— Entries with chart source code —

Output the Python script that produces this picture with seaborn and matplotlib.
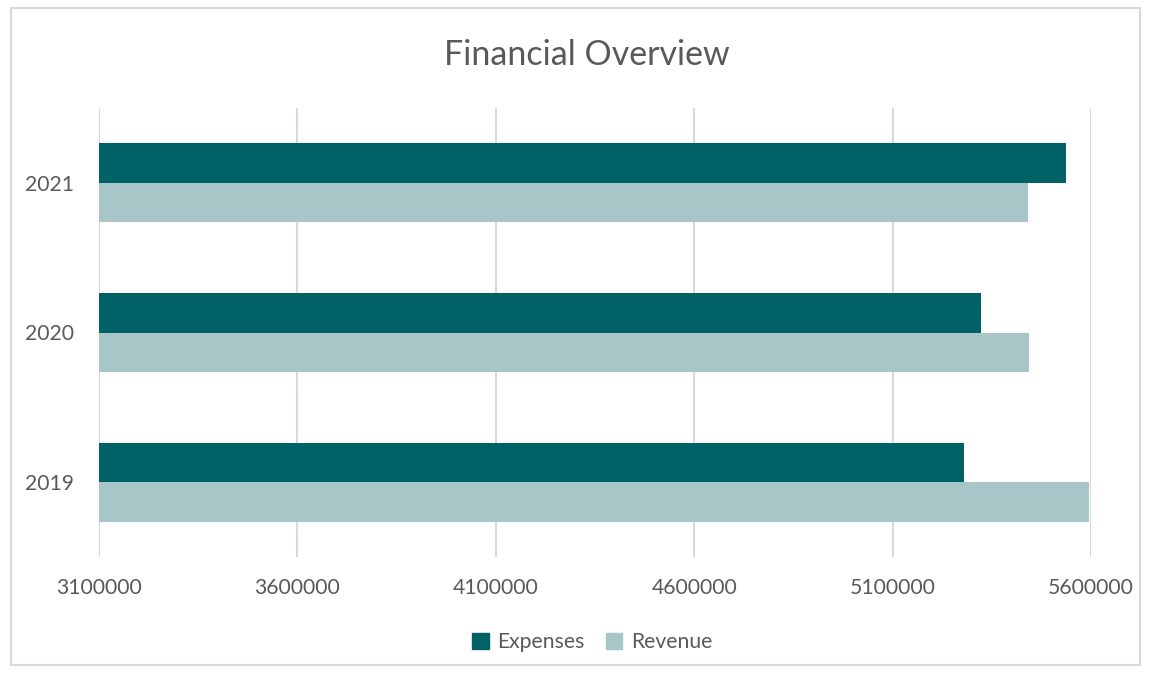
import matplotlib
matplotlib.use("Agg")
import matplotlib.pyplot as plt
import seaborn as sns
import pandas as pd
from matplotlib.patches import Rectangle

years = ["2021", "2020", "2019"]
expenses = [5537000, 5323500, 5280700]
revenue = [5440000, 5443750, 5594000]
series = ["Expenses", "Revenue"]
xticks = [3100000, 3600000, 4100000, 4600000, 5100000, 5600000]

df = pd.DataFrame({
    "Year": years * 2,
    "Value": expenses + revenue,
    "Series": [series[0]] * 3 + [series[1]] * 3,
})

sns.set_theme(style="white")
plt.rcParams["font.family"] = ["Lato", "DejaVu Sans"]

W, H = 1149, 673
fig = plt.figure(figsize=(W / 100, H / 100), dpi=100)
ax = fig.add_axes([99 / W, 1 - 557 / H, (1091 - 99) / W, (557 - 108) / H])

palette = {"Expenses": "#006266", "Revenue": "#A8C5C7"}
sns.barplot(data=df, y="Year", x="Value", hue="Series", order=years,
            hue_order=series, palette=palette, orient="h", width=0.527,
            saturation=1, ax=ax, legend=False, linewidth=0)

ax.set_xlim(3100000, 5600000)
ax.set_ylim(2.5, -0.5)
ax.set_xticks(xticks)
ax.set_xticklabels([str(v) for v in xticks])
ax.grid(axis="x", color="#D9D9D9", linewidth=1.5)
ax.set_axisbelow(True)
for s in ax.spines.values():
    s.set_visible(False)
ax.tick_params(axis="both", length=0, labelsize=15.2, colors="#595959")
ax.tick_params(axis="x", pad=15)
ax.tick_params(axis="y", pad=18)
ax.set_xlabel("")
ax.set_ylabel("")

fig.text(587 / W, 1 - 55 / H, "Financial Overview", ha="center", va="center",
         fontsize=24.5, color="#595959")

handles = [Rectangle((0, 0), 1, 1, color=palette[s]) for s in series]
fig.legend(handles, series, loc="center", bbox_to_anchor=(592 / W, 1 - 642 / H),
           ncol=2, frameon=False, fontsize=15.2, labelcolor="#595959",
           handlelength=0.8, handleheight=0.8, handletextpad=0.4, columnspacing=1.0)

fig.patches.append(Rectangle((11 / W, 1 - 665 / H), (1140 - 11) / W, (665 - 8) / H,
                             transform=fig.transFigure, fill=False,
                             edgecolor="#D9D9D9", linewidth=1.5))

fig.savefig("out.png", dpi=100, facecolor="white")
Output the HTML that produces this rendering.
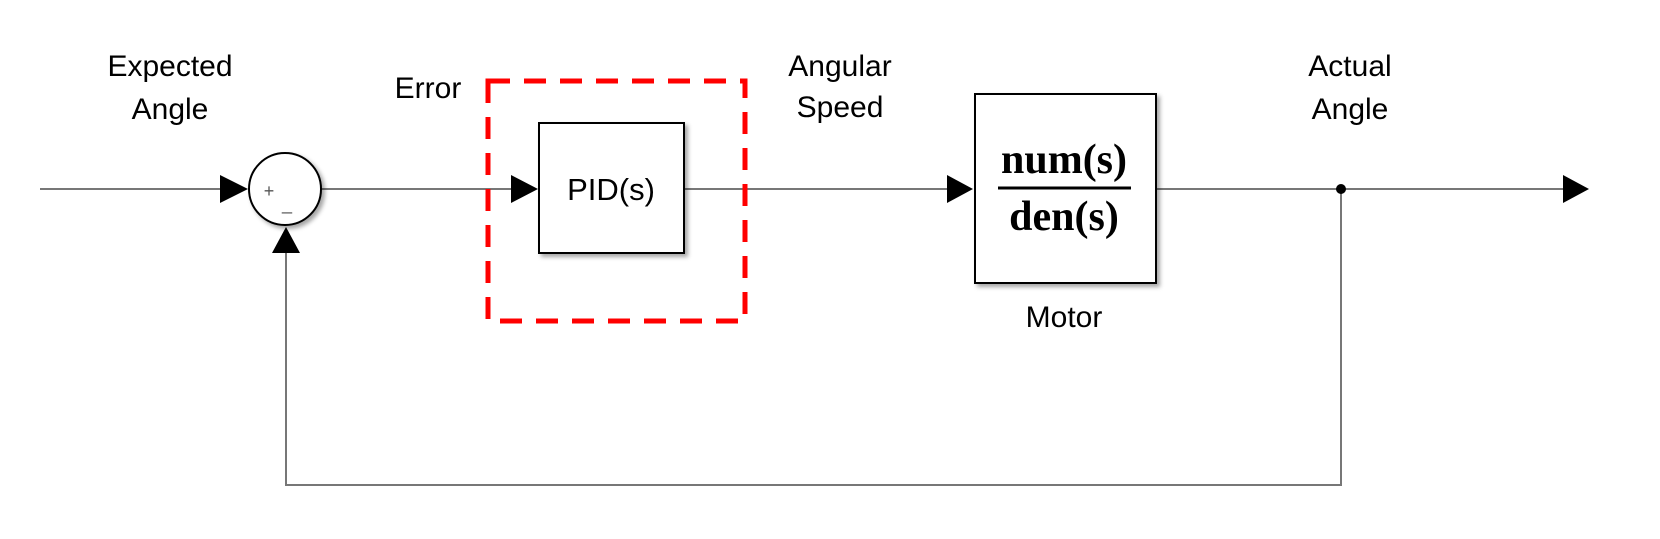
<!DOCTYPE html>
<html><head><style>
body{margin:0;background:#fff;}
svg{display:block;}
text{font-family:"Liberation Sans",Arial,sans-serif;fill:#000;}
</style></head><body>
<svg width="1660" height="539" viewBox="0 0 1660 539" xmlns="http://www.w3.org/2000/svg">
<defs>
<filter id="sh" x="-10%" y="-10%" width="130%" height="130%"><feDropShadow dx="3" dy="3" stdDeviation="2" flood-color="#000" flood-opacity="0.35"/></filter>
</defs>
<g stroke="#777" stroke-width="2" fill="none">
<line x1="40" y1="189" x2="222" y2="189"/>
<line x1="321" y1="189" x2="512" y2="189"/>
<line x1="684" y1="189" x2="948" y2="189"/>
<line x1="1156" y1="189" x2="1565" y2="189"/>
<polyline points="1341,189 1341,485 286,485 286,250"/>
</g>
<g fill="#000">
<polygon points="220,175 248,189 220,203"/>
<polygon points="511,175 538,189 511,203"/>
<polygon points="947,175 973,189 947,203"/>
<polygon points="1563,175 1589,189 1563,203"/>
<polygon points="272,253 286,227 300,253"/>
<circle cx="1341" cy="189" r="5"/>
</g>
<circle cx="285" cy="189" r="36" fill="#fff" stroke="#000" stroke-width="2" filter="url(#sh)"/>
<text x="269" y="197" font-size="18" text-anchor="middle" style="fill:#555">+</text>
<text x="287" y="210" font-size="18" text-anchor="middle" style="fill:#555">_</text>
<rect x="539" y="123" width="145" height="130" fill="#fff" stroke="#000" stroke-width="2" filter="url(#sh)"/>
<text x="611" y="200" font-size="31" text-anchor="middle">PID(s)</text>
<rect x="975" y="94" width="181" height="189" fill="#fff" stroke="#000" stroke-width="2" filter="url(#sh)"/>
<text x="1064" y="173" font-size="42" font-weight="bold" text-anchor="middle" style="font-family:'Liberation Serif',serif">num(s)</text>
<line x1="998" y1="188" x2="1131" y2="188" stroke="#000" stroke-width="3"/>
<text x="1064" y="230" font-size="42" font-weight="bold" text-anchor="middle" style="font-family:'Liberation Serif',serif">den(s)</text>
<rect x="488" y="81" width="257" height="240" fill="none" stroke="#f00" stroke-width="5" stroke-dasharray="22,14"/>
<g font-size="30" text-anchor="middle">
<text x="170" y="76">Expected</text>
<text x="170" y="119">Angle</text>
<text x="428" y="98">Error</text>
<text x="840" y="76">Angular</text>
<text x="840" y="117">Speed</text>
<text x="1350" y="76">Actual</text>
<text x="1350" y="119">Angle</text>
<text x="1064" y="327">Motor</text>
</g>
</svg>
</body></html>
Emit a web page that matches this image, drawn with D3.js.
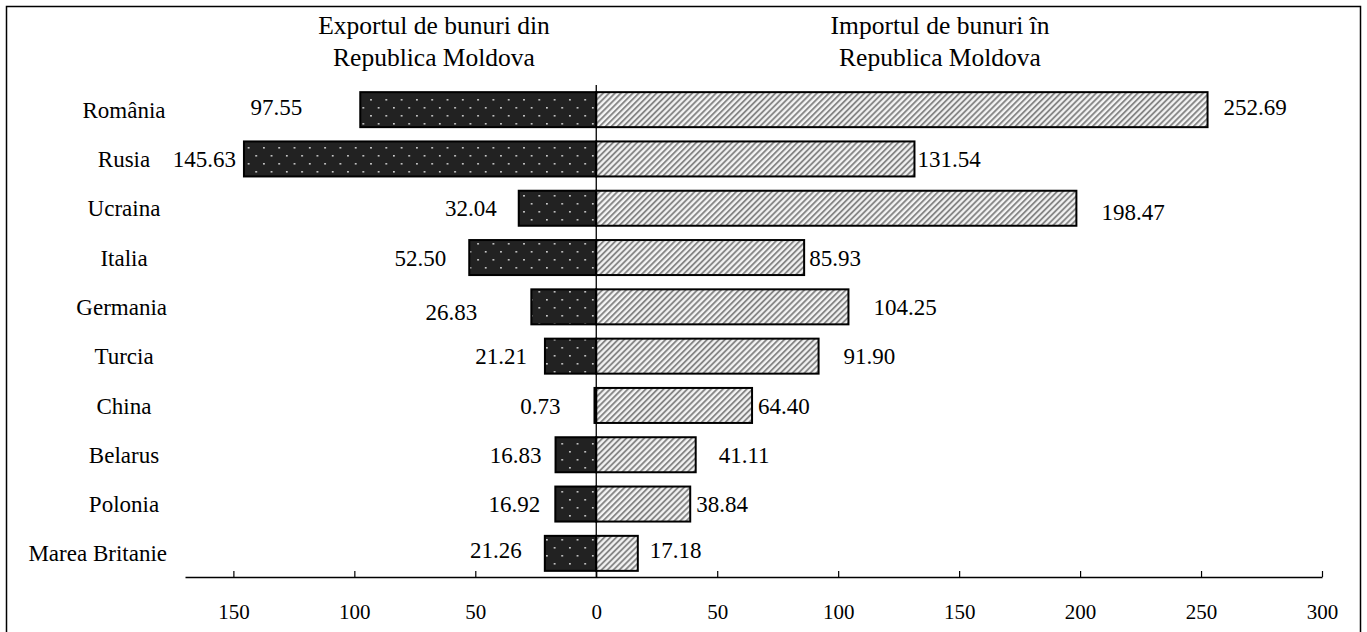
<!DOCTYPE html>
<html>
<head>
<meta charset="utf-8">
<script src="https://cdn.jsdelivr.net/npm/d3@7"></script>
<style>
  body { margin: 0; background: #fff; }
  svg { display: block; font-family: "Liberation Serif", "Times New Roman", serif; }
</style>
</head>
<body>
<svg></svg>
<script>
const width = 1367;
const height = 632;

// data
const countries = ["România", "Rusia", "Ucraina", "Italia", "Germania", "Turcia", "China", "Belarus", "Polonia", "Marea Britanie"];
const exportValues = [97.55, 145.63, 32.04, 52.50, 26.83, 21.21, 0.73, 16.83, 16.92, 21.26];
const importValues = [252.69, 131.54, 198.47, 85.93, 104.25, 91.90, 64.40, 41.11, 38.84, 17.18];
const tickValues = [-150, -100, -50, 0, 50, 100, 150, 200, 250, 300];
const exportTitle = ["Exportul de bunuri din", "Republica Moldova"];
const importTitle = ["Importul de bunuri în", "Republica Moldova"];

// label nudges (gap from bar end, vertical shift), hand-placed like in the original
const exportGap = [58, 8, 22, 23, 54, 18, 34, 14, 15, 23];
const importGap = [16, 3, 25, 5, 25, 25, 6, 23, 6, 12];
const exportDy = [-3, 0, 0, 0, 5, 0, 0, 0, 0, -3];
const importDy = [-3, 0, 4, 0, 0, 0, 0, 0, 0, -3];

const svg = d3.select("svg").attr("width", width).attr("height", height);

const x = d3.scaleLinear().domain([-170, 300]).range([185, 1322]);
const y = d3.scaleBand().domain(countries).range([85, 578]).paddingInner(0.29).paddingOuter(0.145);

const defs = svg.append("defs");
const dots = defs.append("pattern").attr("id", "dots")
    .attr("patternUnits", "userSpaceOnUse").attr("width", 15.3).attr("height", 16);
dots.append("rect").attr("width", 15.3).attr("height", 16).attr("fill", "#222");
dots.append("rect").attr("x", 3).attr("y", 3).attr("width", 1.6).attr("height", 1.6).attr("fill", "#ddd");
dots.append("rect").attr("x", 10.6).attr("y", 11).attr("width", 1.6).attr("height", 1.6).attr("fill", "#ddd");

const hatch = defs.append("pattern").attr("id", "hatch")
    .attr("patternUnits", "userSpaceOnUse").attr("width", 4.2).attr("height", 4.2)
    .attr("patternTransform", "rotate(45)");
hatch.append("rect").attr("width", 4.2).attr("height", 4.2).attr("fill", "#f4f4f4");
hatch.append("line").attr("x1", 1).attr("x2", 1).attr("y1", 0).attr("y2", 4.2)
    .attr("stroke", "#808080").attr("stroke-width", 1.8);

svg.append("rect").attr("width", width).attr("height", height).attr("fill", "#fff");
svg.append("rect")
    .attr("x", 6.5).attr("y", 6.5).attr("width", 1354).attr("height", 700)
    .attr("fill", "none").attr("stroke", "#000").attr("stroke-width", 1.5);

// titles
const titles = svg.append("g").attr("font-size", 25.5).attr("text-anchor", "middle");
titles.selectAll(".exp").data(exportTitle).join("text")
    .attr("x", 434).attr("y", (d, i) => 34 + i * 32).text(d => d);
titles.selectAll(".imp").data(importTitle).join("text")
    .attr("x", 940).attr("y", (d, i) => 34 + i * 32).text(d => d);

// bars
svg.append("g").selectAll("rect").data(countries).join("rect")
    .attr("x", (d, i) => x(-exportValues[i]))
    .attr("y", d => y(d))
    .attr("width", (d, i) => x(0) - x(-exportValues[i]))
    .attr("height", y.bandwidth())
    .attr("fill", "url(#dots)").attr("stroke", "#000").attr("stroke-width", 2);

svg.append("g").selectAll("rect").data(countries).join("rect")
    .attr("x", x(0))
    .attr("y", d => y(d))
    .attr("width", (d, i) => x(importValues[i]) - x(0))
    .attr("height", y.bandwidth())
    .attr("fill", "url(#hatch)").attr("stroke", "#000").attr("stroke-width", 2);

// center line
svg.append("line")
    .attr("x1", x(0)).attr("x2", x(0)).attr("y1", 85).attr("y2", 577)
    .attr("stroke", "#000").attr("stroke-width", 1.3);

// value labels
const mid = d => y(d) + y.bandwidth() / 2;
svg.append("g").attr("font-size", 23).attr("text-anchor", "end")
    .selectAll("text").data(countries).join("text")
    .attr("x", (d, i) => x(-exportValues[i]) - exportGap[i])
    .attr("y", (d, i) => mid(d) + exportDy[i])
    .attr("dy", "0.35em")
    .text((d, i) => exportValues[i].toFixed(2));

svg.append("g").attr("font-size", 23).attr("text-anchor", "start")
    .selectAll("text").data(countries).join("text")
    .attr("x", (d, i) => x(importValues[i]) + importGap[i])
    .attr("y", (d, i) => mid(d) + importDy[i])
    .attr("dy", "0.35em")
    .text((d, i) => importValues[i].toFixed(2));

// category labels: centred, but pushed left when too wide
svg.append("g").attr("font-size", 23).attr("text-anchor", "middle")
    .selectAll("text").data(countries).join("text")
    .attr("x", 124).attr("y", d => mid(d)).attr("dy", "0.35em")
    .text(d => d)
    .each(function () {
        const w = this.getComputedTextLength();
        if (124 + w / 2 > 167) d3.select(this).attr("x", 167 - w / 2);
    });

// axis
const axis = svg.append("g").attr("transform", "translate(0,577)")
    .call(d3.axisBottom(x).tickValues(tickValues).tickSizeInner(-6).tickSizeOuter(0)
        .tickPadding(27).tickFormat(d => Math.abs(d)));
axis.select(".domain").attr("stroke-width", 1.3);
axis.selectAll(".tick line").attr("stroke-width", 1.2);
axis.selectAll("text").attr("font-size", 21).attr("font-family", "Liberation Serif, serif").attr("fill", "#000");
</script>
</body>
</html>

— Instructions to follow —
Leave the pictures out and print, exactly as written, every line from the one holding "Emit a web page" down to the one holding "const height = 632;", both of those included.

— Answer in full —
Emit a web page that matches this image, drawn with D3.js.
<!DOCTYPE html>
<html>
<head>
<meta charset="utf-8">
<script src="https://cdn.jsdelivr.net/npm/d3@7"></script>
<style>
  body { margin: 0; background: #fff; }
  svg { display: block; font-family: "Liberation Serif", "Times New Roman", serif; }
</style>
</head>
<body>
<svg></svg>
<script>
const width = 1367;
const height = 632;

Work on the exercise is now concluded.